# Westell 6100 connection problems



## pickles23 (Aug 22, 2008)

Hello, I recently had a thunderstorm and from what i can see my allot of my networking equipment got damaged, since i was unable to connect to the internet using my westell 6100 modem connected to my D-link router i could tell something happened, first off i noticed on my router the #1 Ethernet port light was not on at all with my Ethernet cable connected but the #2 light would go on if i would place the Ethernet cable in the #2 port, second i could see that my computer was not making contact with either my modem or my router because i switched the Ethernet cable to the modem and reset the modem and set it to the PPPoE settings so i could possible connect at all but this didnt happen so i called verizon after some trouble shooting they told me that my networking card has gone faulty so i replaced it with a NETGEAR FA311 NIC now seeing that my computer can now connect with my modem i tried setting the modem to bridge mode but whenever i click set VC the modem would not put itself on the bridge mode even though it says its on bridge mode i would be able to use the internet just fine which i believe is not right now ever since then whenever i try to connect to the westell settings page it takes forever or the page doesnt load, so now i'm stuck at this part of my list of porblems and i have turned to Tech Support Forum for some help so if anyone has info it would be much appreicated

i recently bought a new D-link router because my old one only giving me half the speed i was paying for(that router was kinda a crutch because i was having problems with my router before that) but if its i have to replace the westell modem that wouldnt be a problem for me as long as i know its not complicated to setup

Pickles


----------



## WiFiTech (Aug 22, 2008)

You need to start by verifying what works...
1) Westell 6110 - Power on, USB off, Ethernet On/Blink (when connected), DSL on (when synced t ISP), Internet on (Not in Bridge Mode)
2) Connect your PC directly to the Modem (PC NIC in DHCP mode) check for 192.168.1.x IP being assigned, usually .15 to .47.
3) verify browsing (www.google.com do a search, and click a result)
4) Reset the modem (make sure you have correct bridging instructions on your pc as internet access may be disrupted, also have the Router manual downloaded or available)
5) Configure the Modem for bridge use. (verify with Command Line >ipconfig /commands)
6) Reset the Router per manual. (you could have lost one of the LAN Ports, this will usually not effect the rest.

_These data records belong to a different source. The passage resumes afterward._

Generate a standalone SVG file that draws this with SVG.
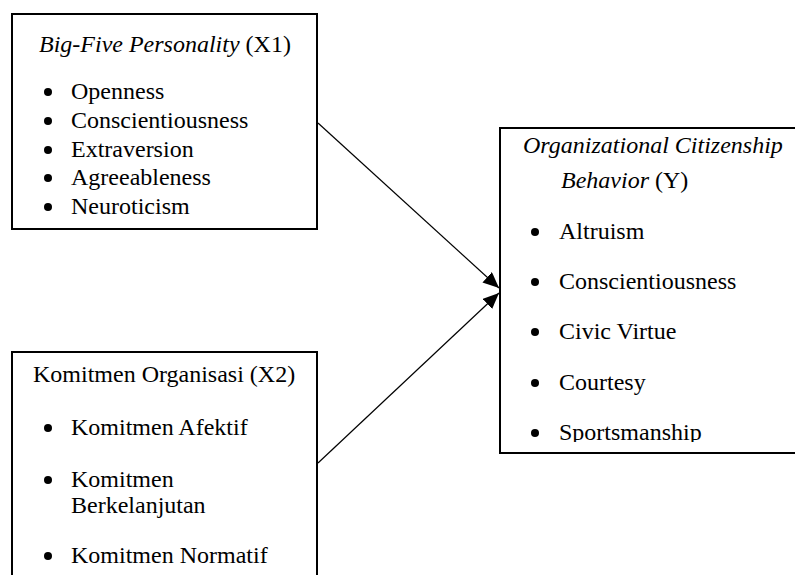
<svg xmlns="http://www.w3.org/2000/svg" width="795" height="575" viewBox="0 0 795 575">
<style>
text{font-family:"Liberation Serif","Times New Roman",serif;font-size:24px;fill:#000}
.box{fill:#fff;stroke:#000;stroke-width:2}
.it{font-style:italic}
.conn{stroke:#000;stroke-width:1.2;fill:none;marker-end:url(#ah)}
.dot{fill:#000}
</style>
<defs>
<marker id="ah" markerUnits="userSpaceOnUse" markerWidth="18" markerHeight="16" refX="16" refY="7" orient="auto">
<path d="M0,0 L16,7 L0,14 Z" fill="#000"/>
</marker>
<clipPath id="clipY"><rect x="500" y="128" width="300" height="314"/></clipPath>
</defs>
<g id="connectors">
<line class="conn" x1="318" y1="123" x2="499" y2="288"/>
<line class="conn" x1="318" y1="463" x2="499" y2="293"/>
</g>
<g id="x1">
<rect class="box" x="12" y="14" width="305" height="215"/>
<text x="39" y="52"><tspan class="it">Big-Five Personality</tspan> (X1)</text>
<circle class="dot" cx="48" cy="92" r="4"/><text x="71" y="99">Openness</text>
<circle class="dot" cx="48" cy="121" r="4"/><text x="71" y="128">Conscientiousness</text>
<circle class="dot" cx="48" cy="150" r="4"/><text x="71" y="157">Extraversion</text>
<circle class="dot" cx="48" cy="178" r="4"/><text x="71" y="185">Agreeableness</text>
<circle class="dot" cx="48" cy="207" r="4"/><text x="71" y="214">Neuroticism</text>
</g>
<g id="x2">
<rect class="box" x="12" y="352" width="305" height="240"/>
<text x="33" y="382">Komitmen Organisasi (X2)</text>
<circle class="dot" cx="48" cy="428" r="4"/><text x="71" y="435">Komitmen Afektif</text>
<circle class="dot" cx="48" cy="480" r="4"/><text x="71" y="487">Komitmen</text>
<text x="71" y="513">Berkelanjutan</text>
<circle class="dot" cx="48" cy="556" r="4"/><text x="71" y="563">Komitmen Normatif</text>
</g>
<g id="y">
<rect class="box" x="500" y="128" width="305" height="325"/>
<text x="523" y="153" class="it">Organizational Citizenship</text>
<text x="561" y="188"><tspan class="it">Behavior</tspan> (Y)</text>
<circle class="dot" cx="535" cy="232" r="4"/><text x="559" y="239">Altruism</text>
<circle class="dot" cx="535" cy="282" r="4"/><text x="559" y="289">Conscientiousness</text>
<circle class="dot" cx="535" cy="332" r="4"/><text x="559" y="339">Civic Virtue</text>
<circle class="dot" cx="535" cy="383" r="4"/><text x="559" y="390">Courtesy</text>
<g clip-path="url(#clipY)">
<circle class="dot" cx="535" cy="433" r="4"/><text x="559" y="440">Sportsmanship</text>
</g>
</g>
</svg>
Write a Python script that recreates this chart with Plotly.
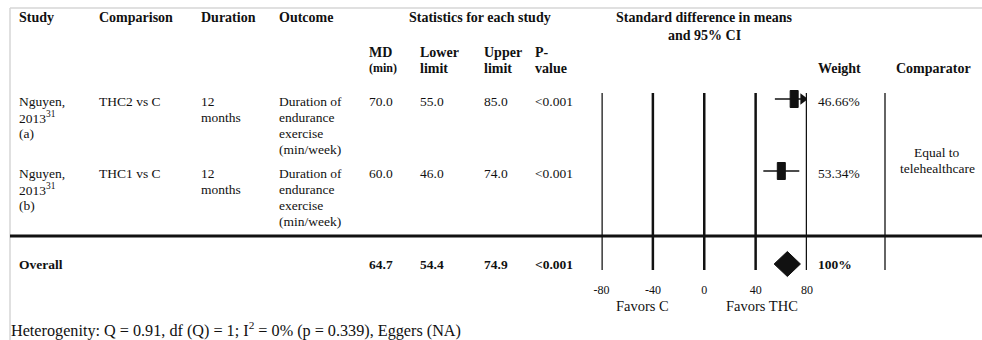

Speedtests can verify functionality after proper configuration)
7) Disconnect all devices (Modem, Router powered off) for 15 minutes.
8) Connect all Ethernet Cables;
--a) DSL line to Modem
--b) Ethernet modem to router WAN
--c) Ethernet/wireless Router to PC
9) Power on the Modem (Power On, USB off, Ethernet off, DSL solid, Internet off) wait till the DSL lite is solid then continue.
10) Power on the Router (Power On, wait for 15 to 30 seconds)
11) Power on the PC, allow for full boot, then connect to both the Web GUI of the Router, and Modem. Check for correct configuration.
12) Browse the internet and verify Speeds
13) back up configurations of both devices Modem and Router if able.
14) Repost your results here, and take appropriate action based results.


----------



## pickles23 (Aug 22, 2008)

I tried putting the modem on bridge mode by using my brother's laptop and I was able to get it all to work after that but i notice when susing any web browser the it will randomly just stop load for about a minute asnd then start back up again, I also notice that the internet light on my modem doesnt turn on when i have everything setup( router and modem on and connected) but it still connects to the internet


----------



## WiFiTech (Aug 22, 2008)

The internet light only works when the modem is doing the DNS and DHCP services.
As for things hanging up, that sounds like the phishing feature in Windows XP and Vista. Your ISP should have a speedtest site on it's local network so you can get an accurate test of your connection. Also, verify your MTU setting with your ISP.
Hope this helps,
Kevin


----------



## pickles23 (Aug 22, 2008)

With the new router i got it came with a basic verision of Network magic which has a speed tester says powered by Ookla. i got a reading of 1500 kbps dowloading from a New York server since i'm NJ and it seemed to be fine, but i still get the problem where it just stops loading for some time then it starts up again


----------



## pickles23 (Aug 22, 2008)

I have Questions because i'm still trying to fix this problem:
1. Does changing a modem's settings on one computer then transferring the modem to another computer effect the modem at all?
2.How can i tell if its either the modem or my computer with the problem(note: i did add another networking card to my computer it was a NETGEAR FA311) perhaps that might have something to do with it?


----------